Besides, as a single person, all your sexual energy can be redirected. Why do you think I have so many great workouts? (insert laughter)
3. Your sexuality is fragile.
- I wish someone had explained to me how incredibly malleable and easily influenced my sexuality is. You have to protect it as if it were a baby. Whatever you feed your sexuality, whatever you use to nurture it, however you speak to it or treat it–that will ABSOLUTELY affect your sexuality’s appetites and appearances. Again, I know this by experience. Though I have remained physically sexually pure for all of these 28 years, I can tell you frankly that I haven’t protected my sexuality as I should have–partly because I didn’t understand how easily it could be changed or tainted. The media you watch, the music you listen to, the images you see … it ABSOLUTELY will affect you. Its affect may be large or small depending on a variety of factors. But it will affect you. I can just hear people’s assumptions: “This girl must shut herself off from the world and all entertainment sources.” Ummm… NO. I love watching movies and reading all kinds of books and listening to every genre of music. HOWEVER, I am far more careful than I used to be. And when I do hear or see or stumble upon something that contains a sinful expression of sexuality, I force myself to think and not just ingest. These are the questions I ask: “Is that really what I want?” and, “How would I really feel if I were to do that?” The answers help me re-frame, at least slightly, what I just ingested.
So you, sexuality, are precious and an amazing part of us. I want to keep you from being distorted. I value you, sexuality, and recognize that you are a gift–whether or not I one day get married. You teach me discipline. You teach me delayed gratification. You’ve helped me have some amazing workouts! And I’ve learned I am not a slave to you. I will work harder to protect you. And I won’t be afraid to share my struggles honestly.

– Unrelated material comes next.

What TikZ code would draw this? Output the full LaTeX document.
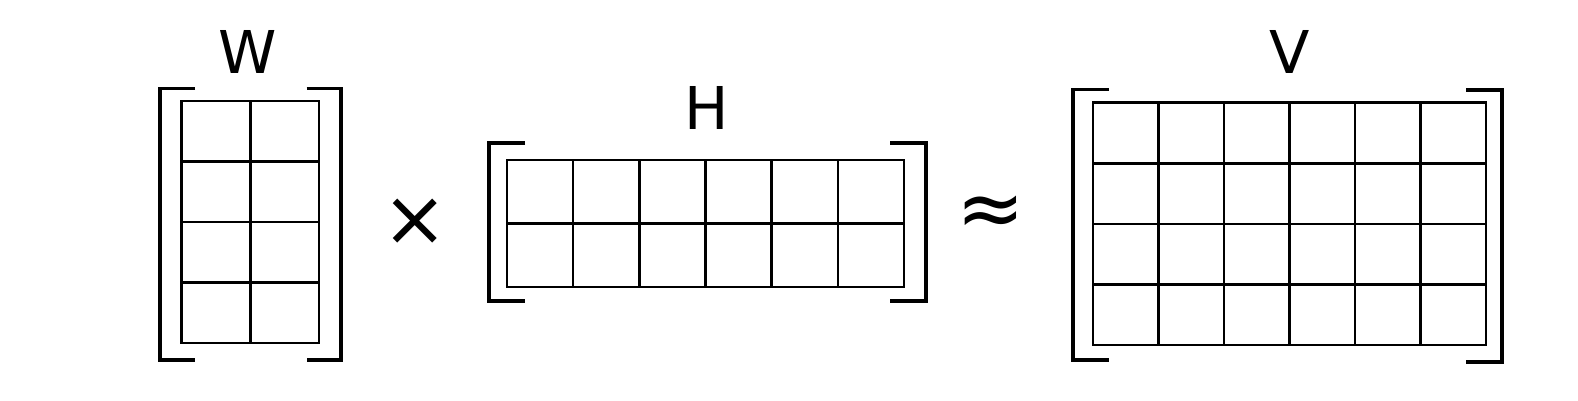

You are a part of me, sexuality, and I will not be afraid of you. I choose SUBMISSION, not REPRESSION.
Editor’s additional note, Sept. 8: I’ve had many wonderful married friends remind me that the battle is not over when you get married. Remember, marriage is not a finish line for any aspect of life–merely another path. What you do as a single person WILL ABSOLUTELY AFFECT your life as a married person in all respects–including your sexuality. Your outlook on your sexuality will affect your outlook on it as a married person, too. It’s time for us to understand and speak that truth to each other within the Christian community. Amen? Amen.